For instance, the definition of amenability for a pseudogroup $\mathcal H$ of quantum transformations on $H$ should be that there exists a state $\phi$ on $\mathcal B(K)$ such that $\phi(v^*v) = \phi(vv^*)$ for all $v \in \mathcal H$.  This definition is consistent with the definition in the standard setting.
There may be another perspective in which $I_n(\mathbb Z)$ can be seen to be "rigid", but I'm not sure what it would be.

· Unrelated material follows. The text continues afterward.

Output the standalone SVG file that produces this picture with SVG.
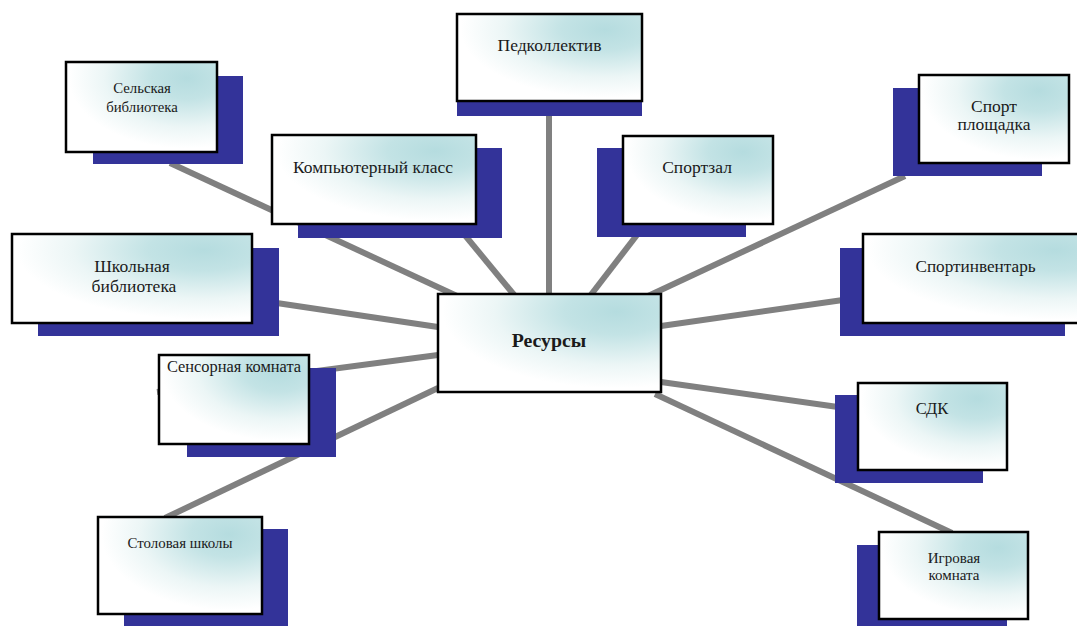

One could also fix a dimension $d$ and consider the action of $SL_n(\mathbb Z)$ on the Grassmannian $Gr(d, \mathbb R^n)$ and ask if the generated pseudogroup of transformations on $Gr(d, \mathbb R^n)$ does not have any non-trivial amenable quotients ($d \not= 0, n$).  (This is no longer the discrete setting.)  Using the property (T) of $SL_n(\mathbb Z)$ it should be enough to check the following property (perhaps this is well known or is discussed in the paper of Popa and Vaes that I referred to before, I am not sure):  If $Y$ is a non-finite compact Hausdorff space which has a continous action of $SL_n(\mathbb Z)$ and such that there is a continuous $SL_n(\mathbb Z)$-invariant surjection $\pi: Gr(d, \mathbb R^n) \to Y$, can $Y$ have a $SL_n(\mathbb Z)$-invariant probability measure?